Investigation on the Properties of Porous Concrete Using Recycled Concrete Aggregate as Partial Replacement of Coarse Aggregate

Infrastructure department is the second-largest economic sector in Ethiopia after the agriculture industry. Due to expansion in this infrastructure and increased development of the country, most of the places are covered either by impermeable cement concrete or bitumen surfaces that blocks the percolation of water from rainfall or any other sources. It is significantly desired to produce eco-friendly concrete to reduce environmental issues for sustainable development. One of these concretes is porous concrete made up of zero fine aggregate, creating a significant pore that allows the concrete to be water permeable.

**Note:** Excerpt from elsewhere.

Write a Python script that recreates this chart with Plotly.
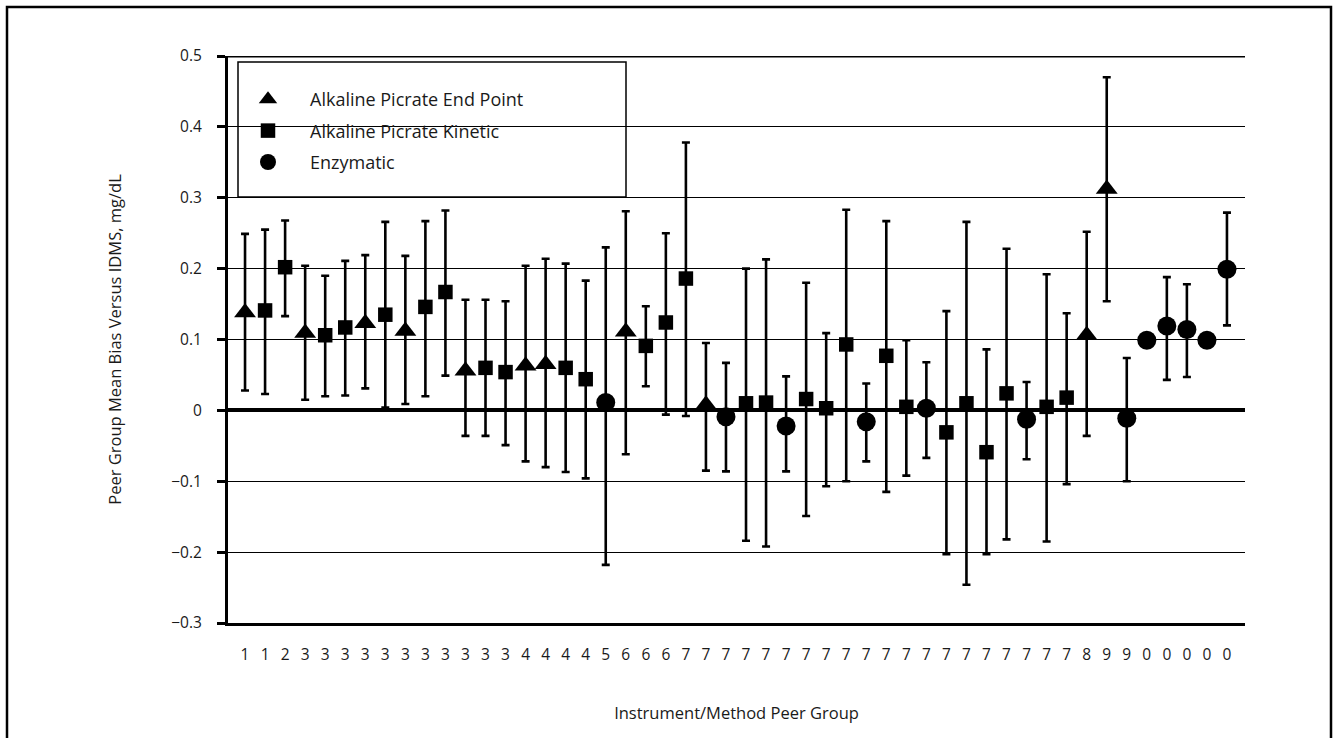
import plotly.graph_objects as go

# ---- data ----
tick_labels = ["1", "1", "2",
               "3", "3", "3", "3", "3", "3", "3", "3", "3", "3", "3",
               "4", "4", "4", "4", "5", "6", "6", "6",
               "7", "7", "7", "7", "7", "7", "7", "7", "7", "7",
               "7", "7", "7", "7", "7", "7", "7", "7", "7", "7",
               "8", "9", "9", "0", "0", "0", "0", "0"]

# A = Alkaline Picrate End Point, K = Alkaline Picrate Kinetic, E = Enzymatic
methods = ["A", "K", "K", "A", "K", "K", "A", "K", "A", "K",
           "K", "A", "K", "K", "A", "A", "K", "K", "E", "A",
           "K", "K", "K", "A", "E", "K", "K", "E", "K", "K",
           "K", "E", "K", "K", "E", "K", "K", "K", "K", "E",
           "K", "K", "A", "A", "E", "E", "E", "E", "E", "E"]

bias = [0.138, 0.141, 0.202, 0.109, 0.106, 0.117, 0.123, 0.135, 0.112, 0.146,
        0.167, 0.056, 0.060, 0.054, 0.063, 0.065, 0.060, 0.044, 0.011, 0.111,
        0.091, 0.124, 0.186, 0.008, -0.009, 0.010, 0.011, -0.022, 0.016, 0.003,
        0.093, -0.016, 0.077, 0.005, 0.003, -0.031, 0.010, -0.059, 0.024, -0.0125,
        0.005, 0.018, 0.106, 0.3125, -0.011, 0.099, 0.119, 0.114, 0.099, 0.199]

upper = [0.249, 0.255, 0.268, 0.204, 0.190, 0.211, 0.219, 0.266, 0.218, 0.267,
         0.282, 0.156, 0.156, 0.154, 0.204, 0.214, 0.207, 0.183, 0.230, 0.281,
         0.147, 0.250, 0.378, 0.095, 0.067, 0.200, 0.213, 0.048, 0.180, 0.109,
         0.283, 0.038, 0.267, 0.099, 0.068, 0.140, 0.266, 0.086, 0.228, 0.040,
         0.192, 0.137, 0.252, 0.470, 0.074, None, 0.188, 0.178, None, 0.279]

lower = [0.028, 0.023, 0.133, 0.015, 0.020, 0.021, 0.031, 0.004, 0.009, 0.020,
         0.049, -0.036, -0.036, -0.049, -0.072, -0.080, -0.087, -0.096, -0.218, -0.062,
         0.034, -0.006, -0.008, -0.085, -0.086, -0.184, -0.192, -0.086, -0.149, -0.107,
         -0.100, -0.072, -0.115, -0.092, -0.067, -0.203, -0.246, -0.203, -0.182, -0.069,
         -0.185, -0.104, -0.036, 0.154, -0.100, None, 0.043, 0.047, None, 0.120]

series_keys = ["A", "K", "E"]
series_names = ["Alkaline Picrate End Point", "Alkaline Picrate Kinetic", "Enzymatic"]

y_tickvals = [-0.3, -0.2, -0.1, 0, 0.1, 0.2, 0.3, 0.4, 0.5]
y_ticktext = ["\u22120.3", "\u22120.2", "\u22120.1", "0", "0.1", "0.2", "0.3", "0.4", "0.5"]

# ---- styles ----
marker_style = {"A": ("triangle-up", 19), "K": ("square", 14.5), "E": ("circle", 19)}
FONT = "Open Sans"
TXT = "#1a1a1a"

W, H = 1339, 738
ML, MR, MT, MB = 228, 94, 56, 115
PW, PH = W - ML - MR, H - MT - MB


def px_x(p):
    return (p - ML) / PW


def px_y(p):
    return (H - MB - p) / PH


fig = go.Figure()
for key, name in zip(series_keys, series_names):
    idx = [i for i, m in enumerate(methods) if m == key]
    ys = [bias[i] for i in idx]
    plus = [None if upper[i] is None else upper[i] - bias[i] for i in idx]
    minus = [None if lower[i] is None else bias[i] - lower[i] for i in idx]
    sym, size = marker_style[key]
    fig.add_trace(go.Scatter(
        x=idx, y=ys, mode="markers", name=name, legendgroup=key,
        marker=dict(symbol=sym, size=size, color="black", line=dict(width=0)),
        error_y=dict(type="data", symmetric=False, array=plus, arrayminus=minus,
                     color="black", thickness=2.6, width=4),
    ))

fig.update_layout(
    width=W, height=H,
    margin=dict(l=ML, r=MR, t=MT, b=MB, pad=0),
    paper_bgcolor="white", plot_bgcolor="white",
    font=dict(family=FONT, size=14, color=TXT),
    showlegend=True,
    legend=dict(
        x=px_x(226), y=px_y(81), xanchor="left", yanchor="top",
        bgcolor="rgba(0,0,0,0)", borderwidth=0,
        font=dict(family=FONT, size=18, color=TXT),
        itemwidth=74, tracegroupgap=5, traceorder="grouped",
    ),
    xaxis=dict(
        range=[-0.85, 49.9],
        tickmode="array", tickvals=list(range(len(tick_labels))), ticktext=tick_labels,
        tickfont=dict(size=15.5, color=TXT), ticks="", ticklabelstandoff=15,
        showgrid=False, zeroline=False,
        showline=True, linecolor="black", linewidth=3,
        title=dict(text="Instrument/Method Peer Group", font=dict(size=16.5, color=TXT), standoff=44),
    ),
    yaxis=dict(
        range=[-0.3, 0.5],
        tickmode="array", tickvals=y_tickvals, ticktext=y_ticktext,
        tickfont=dict(size=15.5, color=TXT),
        ticks="outside", ticklen=8, tickwidth=2.5, tickcolor="black", ticklabelstandoff=12,
        showgrid=True, gridcolor="black", gridwidth=1.2,
        zeroline=True, zerolinecolor="black", zerolinewidth=3.5,
        showline=True, linecolor="black", linewidth=3,
        title=dict(text="Peer Group Mean Bias Versus IDMS, mg/dL", font=dict(size=16.5, color=TXT), standoff=46),
    ),
    shapes=[
        # legend box
        dict(type="rect", xref="paper", yref="paper",
             x0=px_x(238), x1=px_x(626), y0=px_y(197), y1=px_y(62),
             fillcolor="white", line=dict(color="black", width=1.5), layer="between"),
        # top edge line at 0.5
        dict(type="line", xref="paper", yref="y", x0=0, x1=1, y0=0.5, y1=0.5,
             line=dict(color="black", width=3), layer="above"),
        # outer frame
        dict(type="rect", xref="paper", yref="paper",
             x0=px_x(7), x1=px_x(1331), y0=px_y(760), y1=px_y(7),
             fillcolor="rgba(0,0,0,0)", line=dict(color="black", width=2.5), layer="above"),
    ],
)

fig.write_html("out.html", config={"displayModeBar": False},
               post_script="document.body.style.margin='0';document.body.style.overflow='hidden';")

However, this type of concrete has not been considered in the Ethiopian market. Similarly, the demand for natural coarse aggregate is still high whereas natural resources are depleting. Hence, recycling of construction and demotion wastes in to secondary concreting materials is a sustainable solution that reduces the gap between demand and supply of fresh aggregate as well as waste disposal land. Therefore, the study aims to investigate the properties of porous concrete experimentally using recycled concrete aggregate as partial replacement of natural coarse aggregate. The test results for engineering properties of recycled concrete aggregate at different ratios of 0%, 15%, 30%, 45%, and 60% revealed that the material is suitable to be used as coarse aggregate. To determine the behavior of the concrete, both Workability and fresh density at fresh state, compressive strength, split tensile strength, porosity and permeability of the concrete were examined at 7, 14, and 28 curing days using specimen cube size of 150mm* 150mm* 150mm and cylinders of 200mm* 100mm. The experimental result indicates that replacement of recycled concrete aggregate by natural coarse aggregate improves the porosity and permeability of the concrete. Also, the optimum replacement percentage of RCA for porous concrete strength is at 30% with 28 th day compressive strength of 17.37MPa which is greater than the suitable value. A regression model was also developed to determine the degree of workability using compacting factor test. From the result, coefficient of determination (R 2 ) shows that compacting factor test values are 88% accurate to govern the workability of fresh porous concrete. Generally, the finding of this experimental study indicates that the use of recycled concrete aggregate as coarse aggregate for porous concrete production is practicable.